Elliott not holding back on Next Gen safety issues

Matt Thacker/NKP/Motorsport Images

Elliott not holding back on Next Gen safety issues


Elliott not holding back on Next Gen safety issues


Chase Elliott was as frustrated and forthcoming with his thoughts as ever over the safety of the Next Gen car on Saturday at Talladega Superspeedway.

During his 15-minute media availability, Elliott addressed multiple questions about the car. Hendrick Motorsports teammate Alex Bowman is not competing this weekend because of concussion-like symptoms, and drivers have been outspoken all year about the state of the car and how hard the hits feel.

Elliott, usually reserved with his opinions, didn’t hold back with his answers this time. Each question was answered thoroughly and thoughtfully, repeatedly expressing bewilderment that the sport is dealing with such issues.

“I don’t feel like we should have ever been in this position to need to go forward [with the car],” Elliott said. “We should have gone forward with a new opportunity at a new car, in my opinion. You have all these years of experience and knowledge and time of racing and crashing these cars and teams working on them and building them, and it just blows me away that we can have something new in 2022 that offers all this technology and all this time and experience of so many just super talented people in this sport and we allow to go backward, especially with safety.
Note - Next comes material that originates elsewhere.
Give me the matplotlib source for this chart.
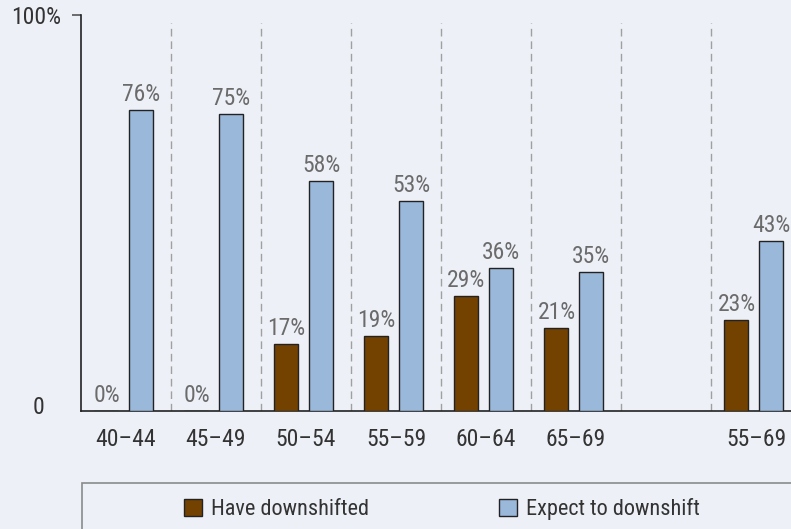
import matplotlib.pyplot as plt
from matplotlib.patches import Rectangle
from matplotlib.transforms import blended_transform_factory

plt.rcParams['font.family'] = ['Roboto Condensed', 'Arial Narrow',
                               'Liberation Sans Narrow', 'Roboto', 'DejaVu Sans']
plt.rcParams['font.stretch'] = 'condensed'

groups = ['40–44', '45–49', '50–54', '55–59', '60–64', '65–69', '55–69']
slots = [0, 1, 2, 3, 4, 5, 7]          # slot 6 is left empty
have = [0, 0, 17, 19, 29, 21, 23]
expect = [76, 75, 58, 53, 36, 35, 43]

bg = '#edf0f7'
brown = '#744200'
blue = '#9ab8d9'
fs = 17

fig = plt.figure(figsize=(7.91, 5.29), dpi=100, facecolor=bg)
ax = fig.add_axes([81 / 791, 118 / 529, 710 / 791, 396 / 529], facecolor=bg)

w = 0.267
b1 = ax.bar([s - 0.217 for s in slots], have, width=w, color=brown,
            edgecolor='#222222', linewidth=1, label='Have downshifted', zorder=3)
b2 = ax.bar([s + 0.167 for s in slots], expect, width=w, color=blue,
            edgecolor='#222222', linewidth=1, label='Expect to downshift', zorder=3)
for bars, vals in ((b1, have), (b2, expect)):
    ax.bar_label(bars, labels=[f'{v}%' for v in vals], padding=3,
                 fontsize=fs, color='#6b6b6b')

# dashed separators between the age groups
for x in [0.5, 1.5, 2.5, 3.5, 4.5, 5.5, 6.5]:
    ax.plot([x, x], [0, 98], color='#a0a0a0', lw=1,
            linestyle=(0, (5.5, 3.5)), zorder=1)

ax.set_xlim(-0.5, 7.389)
ax.set_ylim(0, 100)
ax.set_xticks(slots)
ax.set_xticklabels(groups)
ax.tick_params(axis='x', length=0, pad=12, labelsize=fs, labelcolor='#333333')
ax.set_yticks([100])
ax.set_yticklabels(['100%'])
ax.tick_params(axis='y', length=6.5, width=1.2, color='#555555', pad=8,
               labelsize=fs, labelcolor='#333333')
for lbl in ax.get_yticklabels():
    lbl.set_y(98.7)
ax.text(-0.052, 1, '0', transform=blended_transform_factory(ax.transAxes, ax.transData),
        ha='right', va='center', fontsize=fs, color='#333333')

for side in ('top', 'right'):
    ax.spines[side].set_visible(False)
for side in ('left', 'bottom'):
    ax.spines[side].set_color('#222222')
    ax.spines[side].set_linewidth(1.2)

# legend panel along the bottom
fig.patches.append(Rectangle((82 / 791, -0.05), 1.0, (529 - 483) / 529 + 0.05,
                             transform=fig.transFigure, facecolor=bg,
                             edgecolor='#8a8a8a', linewidth=1.2))
fig.legend(handles=[b1, b2], loc='center', bbox_to_anchor=(442 / 791, 20 / 529),
           ncol=2, frameon=False, fontsize=16, labelcolor='#333333',
           handlelength=0.81, handleheight=0.81, handletextpad=0.4,
           columnspacing=5.85)

fig.savefig('out.png', facecolor=bg)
“I think it’s just super surprising to me that we allowed that to happen, but we did, and now it’s just about how do we go forward from here making sure we make the right choices to improve what we have and keep things like what happened to Alex this week from happening, and what happened to Kurt.”

He shared the same sentiment earlier this week on Twitter, but Elliott also acknowledged there are a lot of intelligent individuals in the sport to figure it out.

“I’m confident that we will, but it’s crucial that we do, in my opinion, because having guys out in the playoffs or any time for that matter, shouldn’t be happening,” Elliott said. “I think it’s taking away from our product on Sunday, which that should be the focus. Who wins? Who loses? How the race was and how a guy did driving his car, and how a team did executing a good or a bad race…”

NASCAR officials have a crash test scheduled for Wednesday in Ohio to go through a new rear clip and rear bumper structure. Drivers, when not tweeting or speaking to the media, also have the Driver Advisory Council, headed by Jeff Burton, to get their voices out.

“We had [plenty of] time to test this car and crash it and do all the things we need to do to make sure some of these things aren’t happening that are happening now,” Elliot said. “We had a ton of time to do that, and this car was delayed an entire calendar year on top of that. You have to think, we had an extra year of time to work on it, and we’re still in this position. There’s no excuse for going backward. We have too many smart people, too much technology, too many years of crashing and racing at all these same racetracks to have some of these things that are going on that are. Test next week or no test next week, we should not be in the position that we are in. When you come out with a new product, you should take steps forward, not stay the same or go backward.”

The problem is that no one seems to know what could be done in the immediate future. NASCAR will implement the bumper changes (if the crash test goes well) in 2023. Brad Keselowski also expressed Saturday that it’s unrealistic to implement something with so few weeks left in the season, given how cars are on the verge of being prepared for the season finale.

“I don’t really know what you do today,” Elliott admitted. “From Texas last week to Talladega tomorrow, I’m not sure what is realistically feasible to have that quick of a fix. I’m just disappointed that we have put ourselves in this box, to begin with. It’s not realistic to change something in six days. I just hate we put ourselves in this position we’re in. I think we’re, as an industry, we’re smarter than that, and I know the men and women who work in the garage are smarter than that because I work with them every day.”

So how did this happen, and how did the sport come to this point if the car had an extra year of development through the pandemic and there are smart people throughout the industry?

“I don’t know. You tell me,” Elliott said. “I don’t have a good answer for you on that. I really don’t. That is what baffles me. I have no idea how we got here. I don’t know.”